Problem to work on ▸
Produce an exact copy of the lines below that run from the line containing "Output the Python" to the line containing "ip_isch_b_sem = [0.9, 1.0, 2.2]", inclusive; any picture is omitted.

Task input ▸
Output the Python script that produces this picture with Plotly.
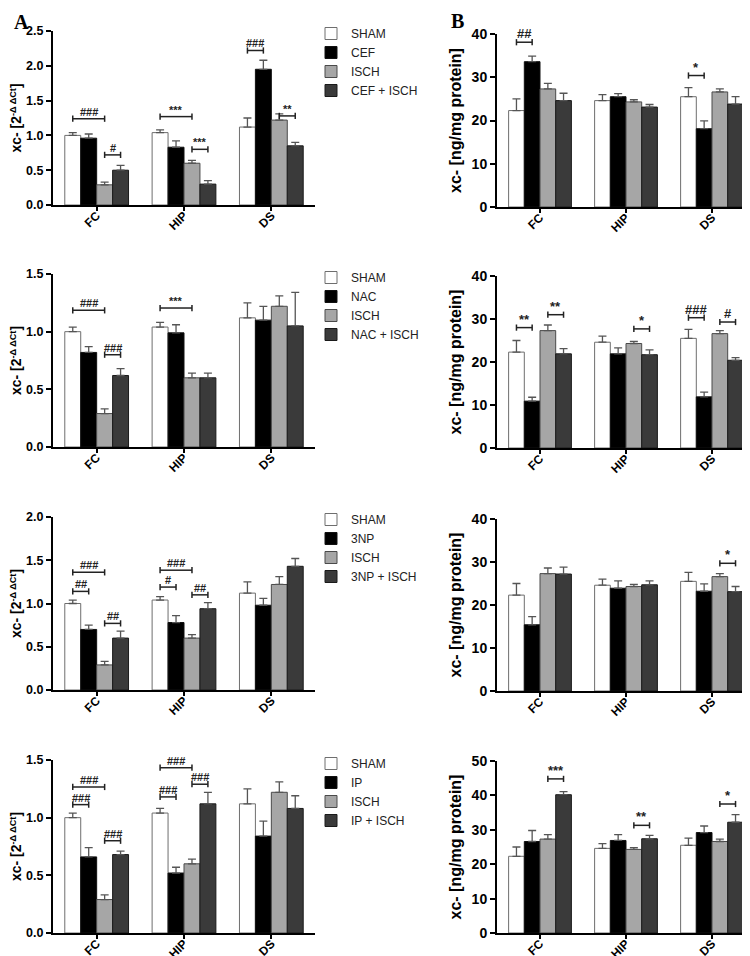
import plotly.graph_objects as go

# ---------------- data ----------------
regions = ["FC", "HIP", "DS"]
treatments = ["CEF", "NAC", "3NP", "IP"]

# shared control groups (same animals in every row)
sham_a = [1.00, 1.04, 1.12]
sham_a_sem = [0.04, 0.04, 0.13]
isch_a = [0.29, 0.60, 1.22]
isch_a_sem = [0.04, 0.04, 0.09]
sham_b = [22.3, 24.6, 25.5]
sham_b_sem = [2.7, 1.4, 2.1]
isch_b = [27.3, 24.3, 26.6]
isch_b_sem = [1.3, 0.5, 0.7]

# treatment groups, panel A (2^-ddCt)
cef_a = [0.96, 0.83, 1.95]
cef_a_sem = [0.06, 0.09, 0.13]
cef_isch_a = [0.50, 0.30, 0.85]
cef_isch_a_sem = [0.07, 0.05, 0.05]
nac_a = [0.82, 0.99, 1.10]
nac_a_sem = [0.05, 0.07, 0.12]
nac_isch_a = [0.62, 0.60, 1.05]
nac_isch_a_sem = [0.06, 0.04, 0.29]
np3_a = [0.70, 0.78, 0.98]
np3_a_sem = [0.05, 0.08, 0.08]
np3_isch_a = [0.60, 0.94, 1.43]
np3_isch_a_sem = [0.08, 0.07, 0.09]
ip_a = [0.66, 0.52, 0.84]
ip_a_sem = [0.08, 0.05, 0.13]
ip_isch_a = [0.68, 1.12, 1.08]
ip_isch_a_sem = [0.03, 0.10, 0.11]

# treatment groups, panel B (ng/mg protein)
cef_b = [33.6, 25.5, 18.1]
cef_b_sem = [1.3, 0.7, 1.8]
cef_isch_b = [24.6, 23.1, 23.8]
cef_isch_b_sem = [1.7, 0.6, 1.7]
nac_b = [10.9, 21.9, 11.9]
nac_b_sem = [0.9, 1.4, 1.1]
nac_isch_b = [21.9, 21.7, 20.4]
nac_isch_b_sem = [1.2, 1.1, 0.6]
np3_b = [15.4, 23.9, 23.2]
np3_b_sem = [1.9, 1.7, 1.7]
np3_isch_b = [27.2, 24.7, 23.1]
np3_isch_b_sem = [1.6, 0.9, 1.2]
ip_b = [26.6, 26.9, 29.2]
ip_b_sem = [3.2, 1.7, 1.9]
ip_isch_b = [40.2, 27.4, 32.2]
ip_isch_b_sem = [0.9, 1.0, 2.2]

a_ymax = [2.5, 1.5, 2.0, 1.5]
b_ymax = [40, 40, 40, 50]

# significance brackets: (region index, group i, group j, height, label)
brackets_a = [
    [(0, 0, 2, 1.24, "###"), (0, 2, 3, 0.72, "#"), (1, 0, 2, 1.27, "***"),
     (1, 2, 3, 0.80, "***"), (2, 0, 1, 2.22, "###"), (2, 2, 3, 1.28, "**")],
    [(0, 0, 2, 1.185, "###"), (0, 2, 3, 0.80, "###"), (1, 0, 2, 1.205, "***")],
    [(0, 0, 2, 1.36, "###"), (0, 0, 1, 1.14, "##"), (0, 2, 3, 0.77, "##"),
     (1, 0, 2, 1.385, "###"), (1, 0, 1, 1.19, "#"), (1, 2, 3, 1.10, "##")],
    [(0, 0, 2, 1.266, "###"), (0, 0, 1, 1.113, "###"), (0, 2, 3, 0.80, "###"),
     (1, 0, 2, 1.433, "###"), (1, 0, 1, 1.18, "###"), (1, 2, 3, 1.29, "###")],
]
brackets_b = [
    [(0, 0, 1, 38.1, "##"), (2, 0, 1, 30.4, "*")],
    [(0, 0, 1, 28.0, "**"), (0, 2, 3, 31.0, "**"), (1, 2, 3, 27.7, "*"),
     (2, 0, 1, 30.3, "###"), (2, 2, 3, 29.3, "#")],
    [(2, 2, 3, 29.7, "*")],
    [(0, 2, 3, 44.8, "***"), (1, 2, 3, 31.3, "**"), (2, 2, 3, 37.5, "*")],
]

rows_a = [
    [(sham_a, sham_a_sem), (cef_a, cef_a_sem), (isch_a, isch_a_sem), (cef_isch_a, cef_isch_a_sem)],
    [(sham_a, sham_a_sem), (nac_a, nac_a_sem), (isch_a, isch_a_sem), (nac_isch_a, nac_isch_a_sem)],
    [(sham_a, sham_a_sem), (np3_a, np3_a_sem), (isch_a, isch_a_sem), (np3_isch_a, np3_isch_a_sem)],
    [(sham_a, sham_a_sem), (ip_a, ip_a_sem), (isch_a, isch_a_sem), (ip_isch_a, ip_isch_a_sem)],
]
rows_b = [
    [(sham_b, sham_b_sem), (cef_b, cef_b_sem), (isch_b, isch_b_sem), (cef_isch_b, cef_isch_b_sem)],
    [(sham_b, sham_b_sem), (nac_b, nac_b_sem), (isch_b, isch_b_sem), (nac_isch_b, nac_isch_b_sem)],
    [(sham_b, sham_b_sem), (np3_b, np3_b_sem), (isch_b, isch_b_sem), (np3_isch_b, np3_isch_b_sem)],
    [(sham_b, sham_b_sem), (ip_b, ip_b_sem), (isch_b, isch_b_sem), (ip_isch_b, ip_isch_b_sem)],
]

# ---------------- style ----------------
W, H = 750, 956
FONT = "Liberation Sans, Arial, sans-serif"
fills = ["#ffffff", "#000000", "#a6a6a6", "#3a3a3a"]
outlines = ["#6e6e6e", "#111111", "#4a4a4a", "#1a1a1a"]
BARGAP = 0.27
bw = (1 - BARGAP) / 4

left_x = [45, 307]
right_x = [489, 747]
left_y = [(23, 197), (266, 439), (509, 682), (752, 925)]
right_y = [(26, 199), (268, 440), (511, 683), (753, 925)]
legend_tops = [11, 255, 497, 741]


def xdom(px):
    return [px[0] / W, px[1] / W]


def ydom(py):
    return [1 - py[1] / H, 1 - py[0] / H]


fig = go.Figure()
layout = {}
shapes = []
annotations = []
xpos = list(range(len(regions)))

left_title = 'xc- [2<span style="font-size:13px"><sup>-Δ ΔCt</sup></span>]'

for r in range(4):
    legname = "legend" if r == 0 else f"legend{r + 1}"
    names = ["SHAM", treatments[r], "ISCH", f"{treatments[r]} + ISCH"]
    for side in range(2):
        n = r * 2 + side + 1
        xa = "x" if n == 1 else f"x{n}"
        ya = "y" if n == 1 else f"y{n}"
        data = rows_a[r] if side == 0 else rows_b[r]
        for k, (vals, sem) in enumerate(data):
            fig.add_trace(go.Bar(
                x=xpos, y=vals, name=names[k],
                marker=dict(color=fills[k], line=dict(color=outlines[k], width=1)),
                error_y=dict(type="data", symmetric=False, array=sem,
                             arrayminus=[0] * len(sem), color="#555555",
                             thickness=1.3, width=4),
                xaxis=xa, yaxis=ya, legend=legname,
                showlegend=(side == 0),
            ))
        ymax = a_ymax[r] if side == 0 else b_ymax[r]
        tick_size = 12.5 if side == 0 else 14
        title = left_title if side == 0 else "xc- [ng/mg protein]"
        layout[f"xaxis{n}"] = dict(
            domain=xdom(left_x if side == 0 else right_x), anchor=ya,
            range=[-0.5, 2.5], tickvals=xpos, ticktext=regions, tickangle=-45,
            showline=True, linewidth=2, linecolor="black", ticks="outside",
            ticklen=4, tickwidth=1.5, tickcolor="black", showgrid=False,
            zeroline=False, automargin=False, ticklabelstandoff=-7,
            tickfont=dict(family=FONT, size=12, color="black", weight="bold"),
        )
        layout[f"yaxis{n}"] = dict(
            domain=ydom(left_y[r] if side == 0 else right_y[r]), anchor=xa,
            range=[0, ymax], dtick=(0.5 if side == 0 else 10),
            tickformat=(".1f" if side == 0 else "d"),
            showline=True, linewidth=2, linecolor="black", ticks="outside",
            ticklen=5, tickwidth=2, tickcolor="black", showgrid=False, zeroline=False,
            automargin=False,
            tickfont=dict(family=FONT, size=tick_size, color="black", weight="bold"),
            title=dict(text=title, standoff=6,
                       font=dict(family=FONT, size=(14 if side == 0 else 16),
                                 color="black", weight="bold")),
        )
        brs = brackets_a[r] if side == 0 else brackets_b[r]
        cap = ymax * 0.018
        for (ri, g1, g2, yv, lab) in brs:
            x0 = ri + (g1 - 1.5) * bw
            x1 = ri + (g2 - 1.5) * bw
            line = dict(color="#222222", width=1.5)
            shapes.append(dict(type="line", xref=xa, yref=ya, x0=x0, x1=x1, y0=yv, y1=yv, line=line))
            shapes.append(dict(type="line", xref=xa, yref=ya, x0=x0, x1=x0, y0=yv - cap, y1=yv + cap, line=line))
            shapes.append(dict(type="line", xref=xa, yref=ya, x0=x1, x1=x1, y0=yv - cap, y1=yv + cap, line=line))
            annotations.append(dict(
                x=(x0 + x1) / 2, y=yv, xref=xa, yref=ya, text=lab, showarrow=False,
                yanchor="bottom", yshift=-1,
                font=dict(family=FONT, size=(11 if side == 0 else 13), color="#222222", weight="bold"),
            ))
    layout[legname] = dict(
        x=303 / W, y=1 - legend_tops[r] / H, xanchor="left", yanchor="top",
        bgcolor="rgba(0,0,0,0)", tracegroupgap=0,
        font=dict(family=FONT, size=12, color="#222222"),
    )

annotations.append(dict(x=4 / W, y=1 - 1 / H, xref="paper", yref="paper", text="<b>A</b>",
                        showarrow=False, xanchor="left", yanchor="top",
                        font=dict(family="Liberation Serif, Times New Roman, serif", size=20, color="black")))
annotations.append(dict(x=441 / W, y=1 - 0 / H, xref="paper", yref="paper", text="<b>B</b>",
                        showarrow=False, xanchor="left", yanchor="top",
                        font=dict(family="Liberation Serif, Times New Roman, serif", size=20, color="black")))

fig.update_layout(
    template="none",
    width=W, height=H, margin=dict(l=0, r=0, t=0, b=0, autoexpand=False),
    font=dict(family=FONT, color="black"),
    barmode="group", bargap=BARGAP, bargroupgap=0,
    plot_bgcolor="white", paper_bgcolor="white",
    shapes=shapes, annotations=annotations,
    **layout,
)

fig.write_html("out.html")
==
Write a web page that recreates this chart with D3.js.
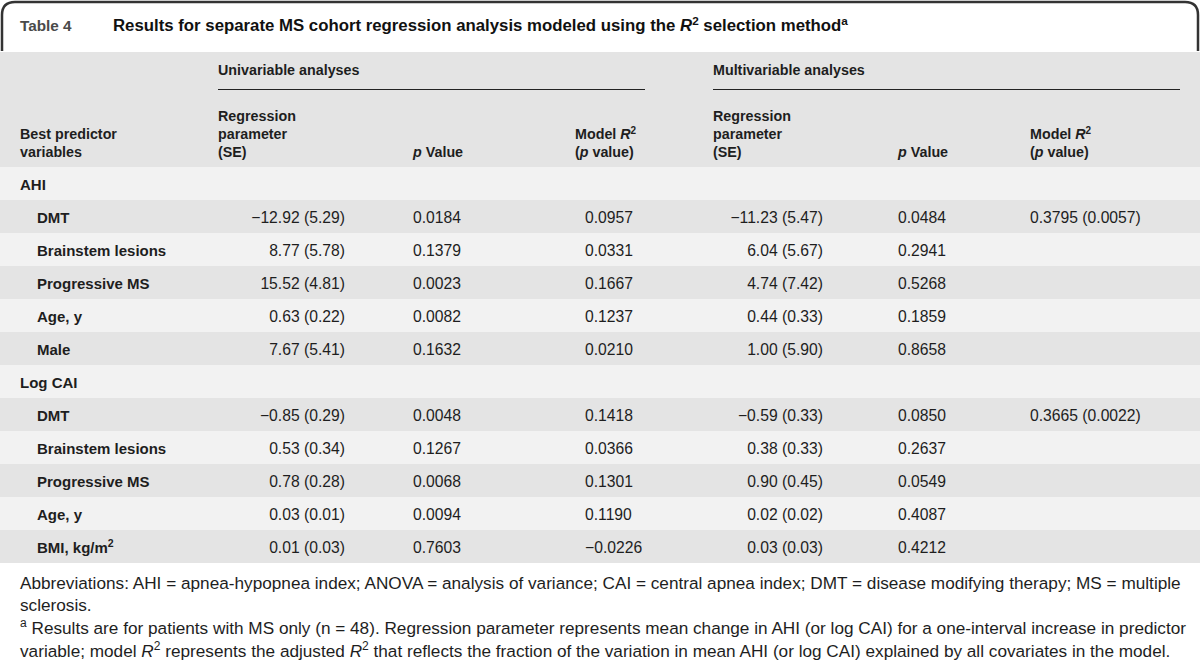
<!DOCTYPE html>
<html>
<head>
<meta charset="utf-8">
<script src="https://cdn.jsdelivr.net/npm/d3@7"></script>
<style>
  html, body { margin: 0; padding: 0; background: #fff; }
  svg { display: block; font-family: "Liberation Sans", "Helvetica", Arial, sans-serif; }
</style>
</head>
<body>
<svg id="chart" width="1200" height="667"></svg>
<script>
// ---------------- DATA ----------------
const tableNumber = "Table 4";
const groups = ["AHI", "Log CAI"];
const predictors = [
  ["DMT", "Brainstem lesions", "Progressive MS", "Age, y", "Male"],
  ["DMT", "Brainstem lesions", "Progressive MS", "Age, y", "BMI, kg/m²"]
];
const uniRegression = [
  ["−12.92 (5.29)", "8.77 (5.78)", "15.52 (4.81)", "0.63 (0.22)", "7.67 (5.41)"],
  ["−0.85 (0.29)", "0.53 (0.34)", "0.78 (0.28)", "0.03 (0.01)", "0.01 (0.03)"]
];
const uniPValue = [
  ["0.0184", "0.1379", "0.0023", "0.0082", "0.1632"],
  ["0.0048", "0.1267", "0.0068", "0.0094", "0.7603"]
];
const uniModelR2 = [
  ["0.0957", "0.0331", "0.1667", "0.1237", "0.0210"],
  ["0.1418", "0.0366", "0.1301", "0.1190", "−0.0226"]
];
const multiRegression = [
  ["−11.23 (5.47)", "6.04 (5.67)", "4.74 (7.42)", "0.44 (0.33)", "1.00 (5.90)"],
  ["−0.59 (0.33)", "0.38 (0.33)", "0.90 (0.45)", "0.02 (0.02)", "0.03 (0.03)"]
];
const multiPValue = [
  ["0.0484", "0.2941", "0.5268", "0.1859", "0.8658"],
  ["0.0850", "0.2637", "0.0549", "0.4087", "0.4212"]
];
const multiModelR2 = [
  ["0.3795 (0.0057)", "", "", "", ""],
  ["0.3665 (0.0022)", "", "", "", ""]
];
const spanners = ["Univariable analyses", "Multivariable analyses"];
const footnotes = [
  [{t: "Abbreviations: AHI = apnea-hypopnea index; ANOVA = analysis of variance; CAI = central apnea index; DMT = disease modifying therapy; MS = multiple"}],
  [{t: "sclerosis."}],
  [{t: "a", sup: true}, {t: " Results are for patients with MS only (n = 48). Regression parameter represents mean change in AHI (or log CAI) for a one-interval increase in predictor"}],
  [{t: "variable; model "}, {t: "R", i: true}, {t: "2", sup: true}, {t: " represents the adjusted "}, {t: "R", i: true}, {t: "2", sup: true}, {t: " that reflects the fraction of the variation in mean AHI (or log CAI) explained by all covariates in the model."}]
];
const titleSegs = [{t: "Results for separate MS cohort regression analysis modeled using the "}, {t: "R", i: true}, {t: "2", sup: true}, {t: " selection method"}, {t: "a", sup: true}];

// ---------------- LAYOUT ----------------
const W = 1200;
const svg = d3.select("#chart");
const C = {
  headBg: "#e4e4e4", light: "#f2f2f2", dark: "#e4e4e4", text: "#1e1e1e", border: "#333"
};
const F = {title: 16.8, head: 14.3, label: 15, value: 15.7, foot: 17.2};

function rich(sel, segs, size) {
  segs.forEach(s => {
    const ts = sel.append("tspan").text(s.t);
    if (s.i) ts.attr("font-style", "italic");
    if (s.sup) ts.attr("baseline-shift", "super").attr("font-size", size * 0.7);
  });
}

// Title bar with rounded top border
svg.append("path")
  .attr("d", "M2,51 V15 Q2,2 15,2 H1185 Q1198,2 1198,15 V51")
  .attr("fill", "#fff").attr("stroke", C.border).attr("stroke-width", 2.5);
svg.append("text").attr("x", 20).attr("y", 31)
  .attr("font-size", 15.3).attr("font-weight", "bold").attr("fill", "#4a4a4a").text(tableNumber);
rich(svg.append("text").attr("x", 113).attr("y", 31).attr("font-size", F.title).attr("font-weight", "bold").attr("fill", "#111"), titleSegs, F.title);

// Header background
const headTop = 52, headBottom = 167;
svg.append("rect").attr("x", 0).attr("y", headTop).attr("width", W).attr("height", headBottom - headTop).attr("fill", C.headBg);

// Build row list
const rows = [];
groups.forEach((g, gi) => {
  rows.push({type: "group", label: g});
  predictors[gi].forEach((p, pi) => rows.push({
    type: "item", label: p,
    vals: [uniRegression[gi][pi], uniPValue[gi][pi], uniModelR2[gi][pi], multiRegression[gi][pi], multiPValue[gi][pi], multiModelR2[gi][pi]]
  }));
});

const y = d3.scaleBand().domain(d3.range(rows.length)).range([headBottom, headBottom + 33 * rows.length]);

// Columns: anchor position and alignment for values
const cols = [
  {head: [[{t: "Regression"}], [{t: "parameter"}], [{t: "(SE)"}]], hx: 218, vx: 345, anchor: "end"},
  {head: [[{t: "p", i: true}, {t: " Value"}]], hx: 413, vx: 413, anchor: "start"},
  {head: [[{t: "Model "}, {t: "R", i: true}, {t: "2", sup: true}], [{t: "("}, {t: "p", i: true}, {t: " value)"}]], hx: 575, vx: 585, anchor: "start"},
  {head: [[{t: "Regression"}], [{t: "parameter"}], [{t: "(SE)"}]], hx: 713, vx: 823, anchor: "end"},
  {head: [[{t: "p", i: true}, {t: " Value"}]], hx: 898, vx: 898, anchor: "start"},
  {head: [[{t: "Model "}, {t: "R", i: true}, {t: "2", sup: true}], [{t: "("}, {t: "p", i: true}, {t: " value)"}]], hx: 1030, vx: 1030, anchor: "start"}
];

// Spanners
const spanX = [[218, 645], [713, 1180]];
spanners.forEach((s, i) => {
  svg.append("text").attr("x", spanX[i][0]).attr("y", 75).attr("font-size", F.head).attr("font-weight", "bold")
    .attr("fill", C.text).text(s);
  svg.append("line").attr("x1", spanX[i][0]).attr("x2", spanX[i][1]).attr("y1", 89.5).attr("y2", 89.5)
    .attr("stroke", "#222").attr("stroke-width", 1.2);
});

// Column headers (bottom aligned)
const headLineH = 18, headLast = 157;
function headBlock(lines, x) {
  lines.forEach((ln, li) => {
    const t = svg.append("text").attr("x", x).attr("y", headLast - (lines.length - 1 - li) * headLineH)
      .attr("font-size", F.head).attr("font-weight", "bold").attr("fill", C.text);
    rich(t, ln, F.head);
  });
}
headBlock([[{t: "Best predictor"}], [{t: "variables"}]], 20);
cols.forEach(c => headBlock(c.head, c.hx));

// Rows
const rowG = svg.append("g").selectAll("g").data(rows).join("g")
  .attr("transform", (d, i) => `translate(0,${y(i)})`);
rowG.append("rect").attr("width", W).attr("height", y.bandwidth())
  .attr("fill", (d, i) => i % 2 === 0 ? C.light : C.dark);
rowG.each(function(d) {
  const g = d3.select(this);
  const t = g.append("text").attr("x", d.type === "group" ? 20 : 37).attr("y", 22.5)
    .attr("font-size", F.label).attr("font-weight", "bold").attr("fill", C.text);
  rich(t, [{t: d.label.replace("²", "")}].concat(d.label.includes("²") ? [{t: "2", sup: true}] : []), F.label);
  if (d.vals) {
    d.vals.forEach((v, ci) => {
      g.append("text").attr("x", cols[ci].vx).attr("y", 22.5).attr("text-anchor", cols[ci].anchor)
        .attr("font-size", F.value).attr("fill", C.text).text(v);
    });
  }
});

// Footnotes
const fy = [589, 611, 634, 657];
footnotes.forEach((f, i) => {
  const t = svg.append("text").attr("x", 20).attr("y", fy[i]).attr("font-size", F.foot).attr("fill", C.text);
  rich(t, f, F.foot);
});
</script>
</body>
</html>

Finished answer ▸
Output the Python script that produces this picture with Plotly.
import plotly.graph_objects as go

# ---------------- data ----------------
regions = ["FC", "HIP", "DS"]
treatments = ["CEF", "NAC", "3NP", "IP"]

# shared control groups (same animals in every row)
sham_a = [1.00, 1.04, 1.12]
sham_a_sem = [0.04, 0.04, 0.13]
isch_a = [0.29, 0.60, 1.22]
isch_a_sem = [0.04, 0.04, 0.09]
sham_b = [22.3, 24.6, 25.5]
sham_b_sem = [2.7, 1.4, 2.1]
isch_b = [27.3, 24.3, 26.6]
isch_b_sem = [1.3, 0.5, 0.7]

# treatment groups, panel A (2^-ddCt)
cef_a = [0.96, 0.83, 1.95]
cef_a_sem = [0.06, 0.09, 0.13]
cef_isch_a = [0.50, 0.30, 0.85]
cef_isch_a_sem = [0.07, 0.05, 0.05]
nac_a = [0.82, 0.99, 1.10]
nac_a_sem = [0.05, 0.07, 0.12]
nac_isch_a = [0.62, 0.60, 1.05]
nac_isch_a_sem = [0.06, 0.04, 0.29]
np3_a = [0.70, 0.78, 0.98]
np3_a_sem = [0.05, 0.08, 0.08]
np3_isch_a = [0.60, 0.94, 1.43]
np3_isch_a_sem = [0.08, 0.07, 0.09]
ip_a = [0.66, 0.52, 0.84]
ip_a_sem = [0.08, 0.05, 0.13]
ip_isch_a = [0.68, 1.12, 1.08]
ip_isch_a_sem = [0.03, 0.10, 0.11]

# treatment groups, panel B (ng/mg protein)
cef_b = [33.6, 25.5, 18.1]
cef_b_sem = [1.3, 0.7, 1.8]
cef_isch_b = [24.6, 23.1, 23.8]
cef_isch_b_sem = [1.7, 0.6, 1.7]
nac_b = [10.9, 21.9, 11.9]
nac_b_sem = [0.9, 1.4, 1.1]
nac_isch_b = [21.9, 21.7, 20.4]
nac_isch_b_sem = [1.2, 1.1, 0.6]
np3_b = [15.4, 23.9, 23.2]
np3_b_sem = [1.9, 1.7, 1.7]
np3_isch_b = [27.2, 24.7, 23.1]
np3_isch_b_sem = [1.6, 0.9, 1.2]
ip_b = [26.6, 26.9, 29.2]
ip_b_sem = [3.2, 1.7, 1.9]
ip_isch_b = [40.2, 27.4, 32.2]
ip_isch_b_sem = [0.9, 1.0, 2.2]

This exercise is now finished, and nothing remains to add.